Developed economies are experiencing de-industrialisation due to higher productivity gains in industry and the structural shift in demand towards services. However, its pace varies across countries, partly reflecting manufacturing sector's competitiveness gaps vis-à-vis foreign competitors. Although it possesses a diversified manufacturing base and flourishing multinationals, France is de-industrialising faster than some of its European neighbours. This could reflect both the difficulties French manufacturers are experiencing in foreign market and a drop in France's attractiveness as a manufacturing location.

The French manufacturing sector nevertheless continues to produce powerful spillover effects on the rest of the economy and remains one of the main sources of productivity gains. The growing importance of services in total employment has gone hand-in-hand with diminishing productivity gains in the French economy between 1990 and 2008. Failing a significant improvement in service sector productivity, the continuing decline of manufacturing and the recent slowdown in productivity gains in manufacturing itself could jeopardise the long-term growth of the French economy.

The difficulties French manufacturers face in foreign markets partly stem from deteriorating cost-competitiveness. Unit labour costs (ULC) in manufacturing have risen faster in France than in some other countries, Germany in particular. French manufacturers have also experienced a rise in the cost of their inputs of goods and services. This deterioration in their cost-competitiveness has forced them to reduce their margins in order to preserve their price competitiveness, which may in turn have delayed modernisation of their production plants and equipment. Moreover, French companies appear less able to single out their products along non-price characteristics (innovation, know-how and rbrand recognition), making them more vulnerable to international competition.

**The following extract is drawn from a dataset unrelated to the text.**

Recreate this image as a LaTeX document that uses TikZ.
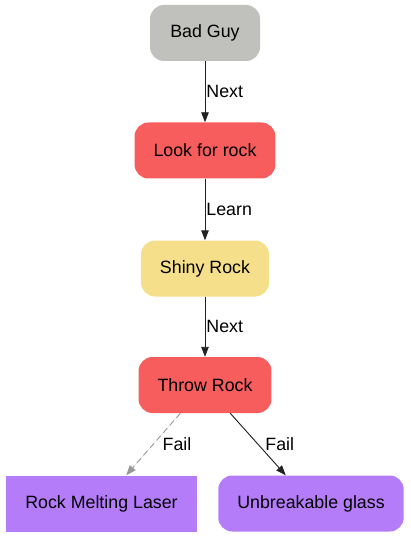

In addressing these difficulties, with their varied and interdependent sources, the first role of government is to design a business-friendly environment via coordinated "horizontal" measures, regarding the issues of labour costs, financial costs, legal and tax environment for corporations, scientific and technical training, support for R&D, as well as non-technological innovation. The use of effective "vertical" policies to support certain industries should seek to remedy market failures specific to each sector (e.g. the non-rivalry) of R&D, spillover effects on other sectors, difficulties in raising funds, availability of human capital, natural monopoly situations requiring regulation, etc.).